The goal was to create a home that balances spaciousness with a cozy family and human scale which fosters social interaction and celebration. In the heart of Los Altos, on a gracious corner lot, the house was strategically sited to wrap the corner of the site establishing a presence and sense of arrival while maximizing the spaciousness of the backyard. Our clients had a distinct desire to create a house that supplied ample yard space and enhanced the visual and physical connection between indoors and outdoors.
The two story mass of the house steps in and out creating courtyard and patio pockets providing outdoor “rooms”. In the early design concept, the core of the house was conceived as an old stone farmhouse which expanded over time growing into the landscape. The original core of the stone farmhouse is clad in a handsome thin stone veneer while the new portions, that reach out to the landscape, are finished in a softer cement plaster. A rich slate roof combined with dark aluminum clad wood windows that extend up to over nine feet in height, create a statement while maintaining an elegance that is distinctive yet respectful of the neighborhood palette and landscape.

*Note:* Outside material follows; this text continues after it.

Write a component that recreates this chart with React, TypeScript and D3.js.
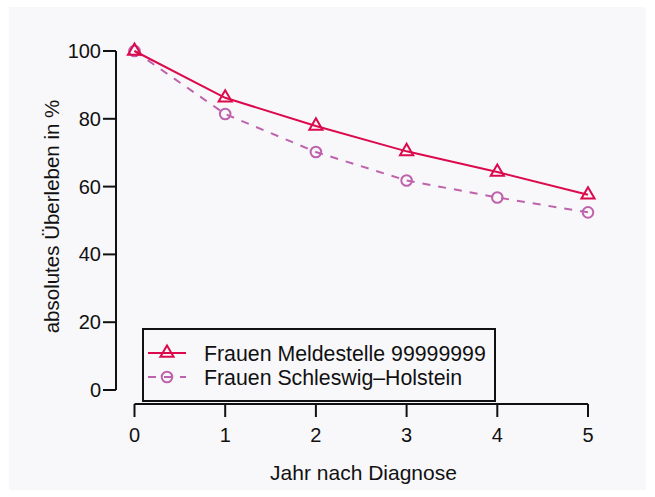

The house is a unique blend of styles that bring together the homeowner’s personal tastes reflecting the simple and clean Arts & Crafts style with gentle Mediterranean undertones. The family room is comprised of a large seating area with a bar that ties the kitchen activity directly into the family room. In addition, a large 7’x3’ salt water aquarium is situated centrally off the family room as the primary visual jewel and focal point of the interiors. The living core is light filled with abundant daylight coming from three directions and visual connection to the long views across the backyard. This use of traditional architectural elements and details joined with the sense of movement created by the flowing plan and connection to outdoors results in a home that is comfortable, has distinction, and yet is architecture that is timeless.